Tra interrogativi, lacune e ambiguità nella piattaforma del Partito Repubblicano, nell’agenda della futura Presidenza di Donald Trump c’è una certezza: il giro di vite sull’immigrazione. A più riprese nella campagna elettorale, il presidente eletto ha promesso espulsioni di massa, che inglese suonano ancor più risolute “mass deportations”. Nella sua unica intervista televisiva dopo l’elezione Trump ha ribadito che i primi a essere espulsi saranno coloro che hanno commesso reati gravi, poi tutti gli altri: “È una cosa molto dura, difficile da fare, - ha ammesso - ma bisogna... ci sono regole, regolamenti, leggi. E loro sono arrivati qui illegalmente”.
Donald Trump intervistato da NBC l’8.12.2024
Negli Stati Uniti oggi vi sono almeno undici milioni di immigrati clandestini. Stima del 2022, per difetto. Una cifra abbastanza costante dalla prima metà del decennio. La maggior parte di loro vive e lavora, ha famiglia con figli che vanno nelle scuole americane: lavorano soprattutto nelle costruzioni e nella ristorazione e, anche alla luce del contributo all’economia, la loro presenza tollerata. Durante la Presidenza Biden il numero degli arrivi al confine sud ha superato la quota di 300’000 al mese (dicembre 2023), mentre il picco massimo sotto Trump fu 150’000 nell’inverno 2019. Per questo grande incremento l’immigrazione è stata il principale tema elettorale.

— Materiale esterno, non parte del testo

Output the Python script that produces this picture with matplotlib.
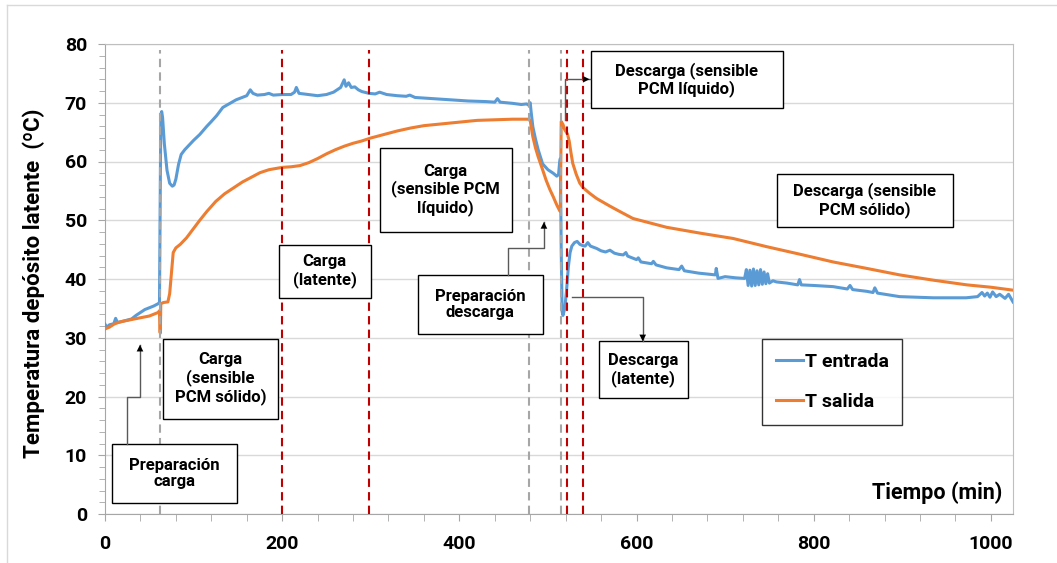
import matplotlib
matplotlib.use("Agg")
import matplotlib.pyplot as plt
from matplotlib.lines import Line2D
from matplotlib.patches import Rectangle

plt.rcParams["font.family"] = ["Roboto", "DejaVu Sans"]
plt.rcParams["font.weight"] = "bold"

# T entrada (blue): (minute, degC)
t_in_points = [
    (0, 32.3), (2, 31.8), (5, 32.2), (10, 32.4), (12, 33.3), (14, 32.6), (20, 32.8),
    (25, 33.0), (30, 33.2), (35, 33.8), (40, 34.3), (45, 34.8), (50, 35.1), (55, 35.4),
    (60, 35.8), (61.5, 36.0), (63, 68.0), (64, 68.5), (65, 67.5), (67, 63.0), (70, 58.5),
    (73, 56.3), (76, 55.8), (78, 56.0), (80, 57.0), (83, 59.5), (86, 61.2), (90, 62.0),
    (95, 62.8), (100, 63.6), (107, 64.6), (115, 66.0), (120, 66.8), (126, 67.8),
    (133, 69.2), (140, 69.8), (148, 70.5), (155, 70.9), (160, 71.2), (164, 72.2),
    (167, 71.6), (172, 71.3), (180, 71.4), (185, 71.6), (190, 71.3), (200, 71.4),
    (210, 71.4), (214, 71.8), (216, 72.6), (219, 71.6), (230, 71.4), (240, 71.2),
    (250, 71.4), (258, 71.8), (262, 72.2), (266, 72.6), (270, 73.9), (272, 72.8),
    (275, 73.4), (278, 72.6), (282, 72.7), (286, 72.2), (290, 71.9), (298, 71.6),
    (305, 71.5), (310, 71.8), (318, 71.4), (330, 71.2), (340, 71.1), (344, 71.3),
    (350, 70.9), (370, 70.7), (390, 70.5), (410, 70.3), (430, 70.2), (440, 70.1),
    (443, 70.7), (446, 70.1), (460, 69.9), (470, 69.7), (476, 69.8), (478, 69.6),
    (480, 70.0), (481, 68.5), (483, 65.9), (486, 63.8), (489, 62.0), (494, 59.6),
    (500, 58.6), (506, 58.0), (510, 57.5), (512, 57.8), (513, 59.5), (514, 60.5),
    (515, 45.0), (516, 34.5), (517, 33.8), (519, 35.0), (521, 38.0), (523, 42.0),
    (525, 44.5), (527, 45.6), (530, 46.2), (533, 46.4), (536, 45.9), (539, 45.7),
    (542, 45.6), (545, 46.2), (548, 45.6), (555, 45.2), (560, 44.8), (565, 44.6),
    (570, 44.9), (575, 44.4), (580, 44.2), (585, 44.1), (588, 44.5), (590, 43.9),
    (600, 43.3), (602, 43.6), (605, 42.9), (617, 42.6), (619, 43.0), (622, 42.4),
    (634, 41.9), (648, 41.6), (651, 42.2), (654, 41.4), (670, 41.0), (689, 40.7),
    (690, 41.8), (692, 40.1), (700, 40.4), (712, 40.2), (722, 40.1), (724, 41.6),
    (726, 38.9), (728, 41.5), (730, 38.8), (732, 41.7), (734, 38.9), (736, 41.4),
    (738, 39.0), (740, 41.6), (742, 39.1), (744, 41.2), (746, 39.2), (748, 40.9),
    (750, 39.3), (754, 39.7), (758, 39.5), (770, 39.3), (782, 39.0), (784, 39.9),
    (786, 39.0), (800, 38.9), (822, 38.7), (838, 38.3), (841, 38.9), (844, 38.2),
    (860, 37.9), (867, 37.7), (869, 38.5), (872, 37.6), (897, 37.0), (935, 36.8),
    (972, 36.8), (985, 37.0), (990, 37.7), (993, 37.1), (996, 37.6), (999, 36.9),
    (1002, 37.8), (1006, 37.0), (1010, 37.4), (1016, 36.7), (1020, 37.4), (1025, 36.1),
]

# T salida (orange): (minute, degC)
t_out_points = [
    (0, 31.5), (5, 31.8), (10, 32.3), (15, 32.6), (20, 32.8), (30, 33.1), (40, 33.4),
    (50, 33.7), (55, 34.0), (60, 34.3), (61.5, 34.6), (62, 31.0), (62.5, 30.8),
    (63, 35.8), (66, 36.0), (71, 36.1), (73, 37.5), (75, 41.0), (77, 44.5), (80, 45.3),
    (85, 45.9), (92, 47.0), (100, 48.6), (107, 50.0), (115, 51.5), (125, 53.2),
    (135, 54.5), (145, 55.5), (155, 56.5), (165, 57.3), (175, 58.1), (185, 58.6),
    (200, 59.0), (210, 59.1), (220, 59.3), (230, 59.8), (240, 60.5), (250, 61.3),
    (260, 62.0), (270, 62.6), (280, 63.1), (290, 63.5), (300, 64.0), (315, 64.6),
    (330, 65.2), (345, 65.7), (360, 66.1), (380, 66.4), (400, 66.7), (420, 67.0),
    (440, 67.1), (460, 67.2), (478, 67.2), (480, 67.0), (481, 66.0), (483, 64.2),
    (486, 62.3), (489, 60.8), (494, 58.6), (498, 56.8), (502, 55.3), (506, 54.0),
    (510, 52.6), (513, 51.7), (514, 51.5), (515, 66.8), (517, 66.3), (519, 65.4),
    (522, 64.7), (524, 63.5), (526, 61.5), (528, 59.7), (532, 57.8), (536, 56.3),
    (540, 55.5), (547, 54.6), (555, 53.7), (570, 52.4), (581, 51.5), (596, 50.3),
    (634, 48.8), (672, 47.8), (709, 46.9), (747, 45.5), (785, 44.2), (822, 42.9),
    (860, 41.8), (897, 40.7), (935, 39.8), (973, 39.0), (1000, 38.6), (1025, 38.1),
]

grey_marks = [62, 479, 515]
red_marks = [200, 298, 521, 539.5]

BLUE = "#5B9BD5"
ORANGE = "#ED7D31"

t_in_min = [p[0] for p in t_in_points]
t_in = [p[1] for p in t_in_points]
t_out_min = [p[0] for p in t_out_points]
t_out = [p[1] for p in t_out_points]

fig = plt.figure(figsize=(10.57, 5.63), dpi=100)
ax = fig.add_axes([105 / 1057, 49 / 563, 908 / 1057, 470 / 563])

# outer chart-area border (top and left only visible)
fig.add_artist(Line2D([7 / 1057, 1.0], [1 - 5 / 563] * 2, color="#D9D9D9", lw=1))
fig.add_artist(Line2D([7 / 1057] * 2, [0, 1 - 5 / 563], color="#D9D9D9", lw=1))

ax.set_xlim(0, 1025)
ax.set_ylim(0, 80)
ax.set_xticks(range(0, 1001, 200))
ax.set_xticks(range(0, 1025, 40), minor=True)
ax.set_yticks(range(0, 81, 10))
ax.set_yticks(range(0, 81, 2), minor=True)
ax.grid(True, axis="y", which="major", color="#D9D9D9", lw=1, zorder=0)
ax.set_axisbelow(True)
for spine in ax.spines.values():
    spine.set_color("#BFBFBF")
ax.spines["left"].set_color("#A6A6A6")
ax.spines["bottom"].set_color("#A6A6A6")
ax.tick_params(axis="both", which="both", direction="out", color="#A6A6A6",
               labelsize=14)
ax.tick_params(axis="x", which="major", length=5, pad=10)
ax.tick_params(axis="x", which="minor", length=5)
ax.tick_params(axis="y", which="major", length=5, pad=8)
ax.tick_params(axis="y", which="minor", length=4)
for lab in ax.get_xticklabels() + ax.get_yticklabels():
    lab.set_fontweight("bold")

for x in grey_marks:
    ax.plot([x, x], [0, 79], color="#A6A6A6", lw=1.5, ls=(0, (4, 2.5)), zorder=4)
for x in red_marks:
    ax.plot([x, x], [0, 79], color="#C00000", lw=1.5, ls=(0, (4, 2.5)), zorder=4)

ax.plot(t_in_min, t_in, color=BLUE, lw=2.2, label="T entrada", zorder=3)
ax.plot(t_out_min, t_out, color=ORANGE, lw=2.2, label="T salida", zorder=3)

ax.set_ylabel("Temperatura depósito latente  (ºC)", fontsize=16, fontweight="bold")
ax.yaxis.set_label_coords(-0.066, 0.49)
ax.text(0.988, 0.045, "Tiempo (min)", transform=ax.transAxes, ha="right",
        va="center", fontsize=15.5, fontweight="bold")

boxes = [
    ((7.9, 1.9), (149, 11.9), "Preparación\ncarga"),
    ((65.5, 16.2), (195, 29.8), "Carga\n(sensible\nPCM sólido)"),
    ((196, 36.8), (300, 45.8), "Carga\n(latente)"),
    ((310, 48.0), (459, 62.3), "Carga\n(sensible PCM\nlíquido)"),
    ((353, 30.6), (494, 40.7), "Preparación\ndescarga"),
    ((548.5, 69.1), (765, 78.8), "Descarga (sensible\nPCM líquido)"),
    ((557.6, 19.7), (658, 29.4), "Descarga\n(latente)"),
    ((758.5, 48.9), (957, 57.9), "Descarga (sensible\nPCM sólido)"),
]
for (x0, y0), (x1, y1), label in boxes:
    ax.add_patch(Rectangle((x0, y0), x1 - x0, y1 - y0, facecolor="white",
                           edgecolor="black", lw=1, zorder=5))
    ax.text((x0 + x1) / 2, (y0 + y1) / 2, label, ha="center", va="center",
            fontsize=12, fontweight="bold", linespacing=1.15, zorder=6)

connectors = [
    ([24.8, 24.8, 39.5, 39.5], [11.9, 19.9, 19.9, 28.8]),
    ([454.4, 454.4, 495.5, 495.5], [40.7, 45.3, 45.3, 49.7]),
    ([519, 519, 547], [67.1, 74.0, 74.0]),
    ([527, 607, 607], [36.9, 36.9, 29.4]),
]
for xs, ys in connectors:
    ax.plot(xs, ys, color="#595959", lw=1, zorder=5)
    ax.annotate("", xy=(xs[-1], ys[-1]), xytext=(xs[-2], ys[-2]),
                arrowprops=dict(arrowstyle="-|>", color="black", lw=0,
                                mutation_scale=12, shrinkA=0, shrinkB=0),
                zorder=6)

leg = ax.legend(loc="upper left", bbox_to_anchor=(0.7236, 0.372), fontsize=14,
                frameon=True, fancybox=False, edgecolor="black",
                handlelength=1.4, handletextpad=0.1, labelspacing=1.15,
                borderpad=0.7, borderaxespad=0)
leg.get_frame().set_linewidth(1)
leg.set_zorder(7)
for t in leg.get_texts():
    t.set_fontweight("bold")

fig.savefig("out.png", dpi=100)
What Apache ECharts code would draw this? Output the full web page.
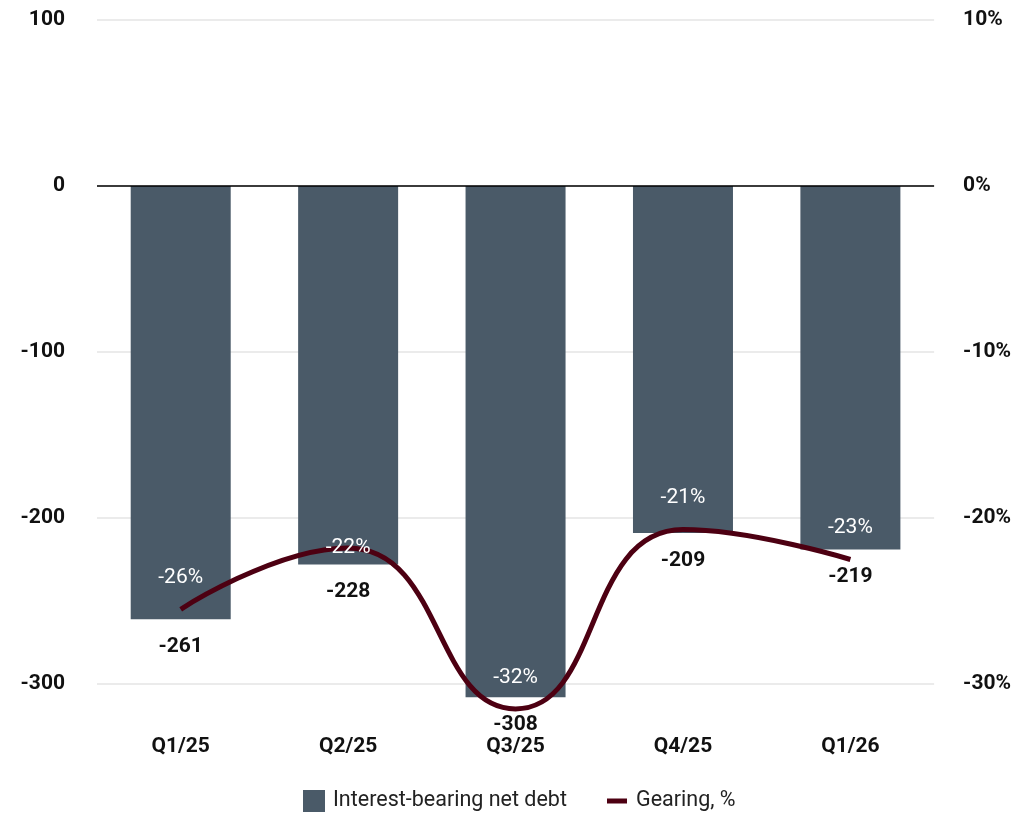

Le statistiche attestano che gli immigrati, proporzionalmente, commettono meno reati di chi è nato negli Stati Uniti, ma secondo Chuck Jenkins, sceriffo di Frederick – cittadina del Maryland alle porte della capitale – la spiegazione è fuorviante. “Qui da noi se si guarda alle crude cifre degli individui arrestati, spiega al Telegiornale RSI, negli ultimi 16 anni sono stati 2’000 persone arrivate in questa contea che hanno commesso crimini, duemila di troppo, anche perché sempre più spesso di tratta di reati molto violenti”.
L’ingresso illegale nel Paese è un crimine federale: non spetta alle polizie locali (delle contee o degli stati) intervenire quando confrontati con degli immigrati clandestini. L’eventuale espulsione è responsabilità della polizia federale anti-immigrazione, l’ICE [le forze dell’ordine per l’immigrazione e le dogane], e a giudicare dalle prime della futura amministrazione vi è da attendersi un severo cambio di passo.
Chuck Jenkins, sceriffo di Frederick (Maryland)
Un inasprimento che preoccupa chi lavora con gli immigrati e ricorda le misure intraprese durante il primo mandato Trump con tanto di famiglie divise e minori chiusi in gabbia. “Sono tutti molto spaventati, racconta l’avvocata Viviana Westrbrook, - Sono persone che vivono qui da decenni, è casa loro e ora sono minacciati di essere rastrellati e deportati... Non stiamo parlando di bestiame, ognuno deve avere dei diritti”.
Nella sola area urbana di Washington DC, a cavallo tra Maryland e Virginia, abitano – si stima – un mezzo milione di immigrati clandestini. Basta andare in alcuni grandi parcheggi, vicino alle fermate degli autobus o all’esterno di catena per la casa come Home Depot, per incontrarli. Sono perlopiù uomini attendono che il datore di lavoro vengono a prenderli per andare a lavorare nei cantieri. Lavorano a giornata.
Immigrati clandestini latinoamericani in attesa di andare al lavoro
A Tacoma Park, Maryland, quelli incontrati e intervistati dal Telegiornale RSI arrivano soprattutto da Guatemala ed El Salvador. Sono preoccupati, ma affermano di “non aver paura”. Cristobal abita qui da 24 anni e candidamente ammette che in tutto questo lasso di tempo “Grazie a Dio non sono mai stato preso. Non ho commesso crimini, spiega, per questo non ho paura. Se non mi denunciano, non mi toccano”.
Questa è la speranza di tutti i clandestini incontrati. Non temono le deportazioni di Trump: ignoranza o fatalismo? Forse abituati a una vita perennemente in sospeso e sapendo quel che hanno lasciato alle spalle in patria, le incognite future non fanno più paura.